- Born: 1964 (age 61–62) Ottawa, Canada
- Education: BFA, Nova Scotia College of Art and Design; MFA, Kent State University
- Known for: Film and video artist
- Notable work: Enlightened Nonsense, 1997-2000
- Partner: Allyson Mitchell
- Website: deirdrelogue.com

= Deirdre Logue =

Deirdre Logue (born 1964) is a Canadian video artist and arts administrator, based in Toronto, Ontario.

==Career==
Deirdre Logue studied at the Nova Scotia College of Art and Design (BFA) and Kent State University (MFA).
She has been creating film and video work since the 1990s. Her work has been exhibited at Plug In ICA (Winnipeg), Open Space (Victoria), Neutral Ground (Regina), Oakville Galleries, Beyond/In Western New York 2007 (Buffalo), the Berlin International Film Festival and ExiS Film Festival (Seoul). With Allyson Mitchell, Logue is a founding member of the Feminist Art Gallery, artists in residence at the Art Gallery of Ontario in 2015. An exhibition of Logue and Mitchell's recent work, I’m Not Myself At All: Deirdre Logue and Allyson Mitchell was held at the Agnes Etherington Art Centre in 2015. Logue was the focus of the 2017 Canadian Artist Spotlight at the Images Festival in Toronto. A retrospective exhibition of her work was organized in 2017 by A Space Gallery, Gallery 44 Centre for Contemporary Photography, Images Festival, Oakville Galleries and Open Space Arts Society.

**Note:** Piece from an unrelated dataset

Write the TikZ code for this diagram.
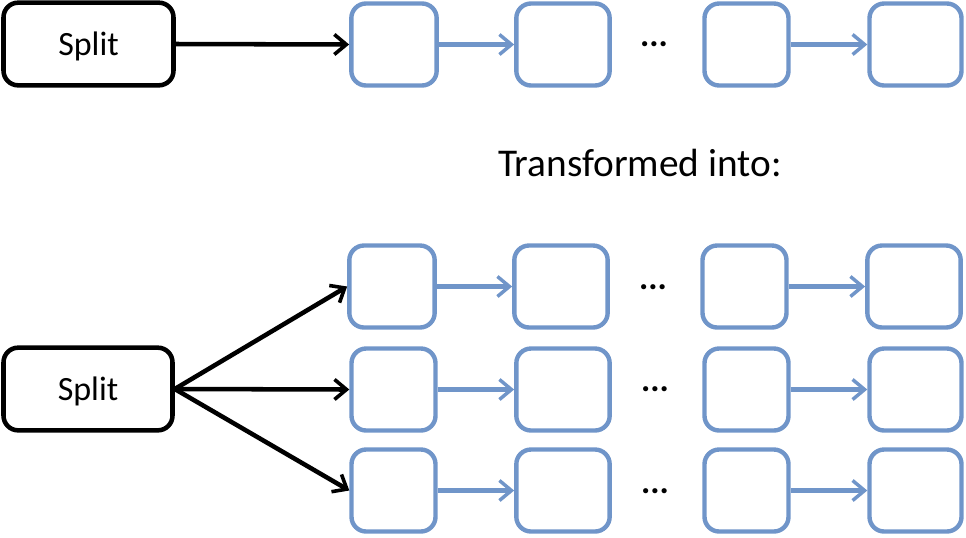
\documentclass[tikz,border=0pt]{standalone}
\usepackage{fontspec}
\setmainfont{Carlito}
\usetikzlibrary{arrows.meta}
\definecolor{boxblue}{RGB}{112,149,201}
\begin{document}
\begin{tikzpicture}[x=0.75pt,y=-0.75pt,
  splitbox/.style={draw=black,line width=3.4pt,rounded corners=11pt,inner sep=0pt,text depth=0pt,font=\fontsize{25.5}{28}\selectfont},
  bbox/.style={draw=boxblue,line width=3.3pt,rounded corners=11pt,inner sep=0pt,minimum height=61.5pt},
  blackarrow/.style={draw=black,line width=3.4pt,-{Straight Barb[length=9pt,width=15pt,line width=2.7pt]}},
  bluearrow/.style={draw=boxblue,line width=3.3pt,-{Straight Barb[length=9pt,width=15pt,line width=2.6pt]}},
  dotsnode/.style={font=\fontsize{26}{28}\selectfont\bfseries,inner sep=0pt}]
\useasboundingbox (0,0) rectangle (966,537);
% top
\node[splitbox,minimum width=127.5pt,minimum height=62pt] (s0) at (88.5,44) {Split};
\node[bbox,minimum width=64pt] (a1) at (394,44.5) {};
\node[bbox,minimum width=70pt] (a2) at (563,44.5) {};
\node[bbox,minimum width=63pt] (a3) at (746.5,44.5) {};
\node[bbox,minimum width=69pt] (a4) at (915.5,44.5) {};
\node[dotsnode] (ad) at (654,44) {...};
\draw[blackarrow] (s0.east) -- (a1.west);
\draw[bluearrow] (a1.east) -- (a2.west);
\draw[bluearrow] (a3.east) -- (a4.west);
\node[font=\fontsize{29.5}{34}\selectfont,inner sep=0pt] (t) at (640,163) {Transformed into:};
% bottom
\node[splitbox,minimum width=126.75pt,minimum height=62pt] (s1) at (88,389) {Split};
\node[bbox,minimum width=64pt] (b1) at (392,286.5) {};
\node[bbox,minimum width=70pt] (b2) at (561,286.5) {};
\node[bbox,minimum width=63pt] (b3) at (744.5,286.5) {};
\node[bbox,minimum width=70pt] (b4) at (914,286.5) {};
\node[dotsnode] (bd) at (653,287) {...};
\node[bbox,minimum width=63pt] (c1) at (393.5,389.5) {};
\node[bbox,minimum width=70pt] (c2) at (563,389.5) {};
\node[bbox,minimum width=63pt] (c3) at (746.5,389.5) {};
\node[bbox,minimum width=69pt] (c4) at (915.5,389.5) {};
\node[dotsnode] (cd) at (655,389) {...};
\node[bbox,minimum width=63pt] (d1) at (393.5,490.5) {};
\node[bbox,minimum width=70pt] (d2) at (563,490.5) {};
\node[bbox,minimum width=63pt] (d3) at (746.5,490.5) {};
\node[bbox,minimum width=69pt] (d4) at (915.5,490.5) {};
\node[dotsnode] (dd) at (655,491) {...};
\draw[blackarrow] (s1.east) -- (b1.west);
\draw[blackarrow] (s1.east) -- (c1.west);
\draw[blackarrow] (s1.east) -- (d1.west);
\draw[bluearrow] (b1.east) -- (b2.west);
\draw[bluearrow] (b3.east) -- (b4.west);
\draw[bluearrow] (c1.east) -- (c2.west);
\draw[bluearrow] (c3.east) -- (c4.west);
\draw[bluearrow] (d1.east) -- (d2.west);
\draw[bluearrow] (d3.east) -- (d4.west);
\end{tikzpicture}
\end{document}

Logue has worked for many years with artist-run organizations in Canada. She was a founding member of the Media City Film Festival (Windsor) and the Media Arts Network of Ontario. She has served as Executive Director of the Images Festival and Canadian Filmmakers Distribution Centre, and Development Director at Vtape. Logue has also served on the boards of Canadian Artists' Representation/Le Front des artistes canadiens (CARFAC) and the Independent Media Arts Alliance.

==Works==
Logue's work takes the form of single- or multiple-channel video installations, usually featuring the artist as performer. Enlightened Nonsense (1997-2000) incorporates a number of shorter works looped on multiple channels. Other recent work includes Per Se (2005), Hobbs Obliques (2012), Crying with Colours (2012) and Set Upset (2017). Her work is distributed by V tape in Toronto.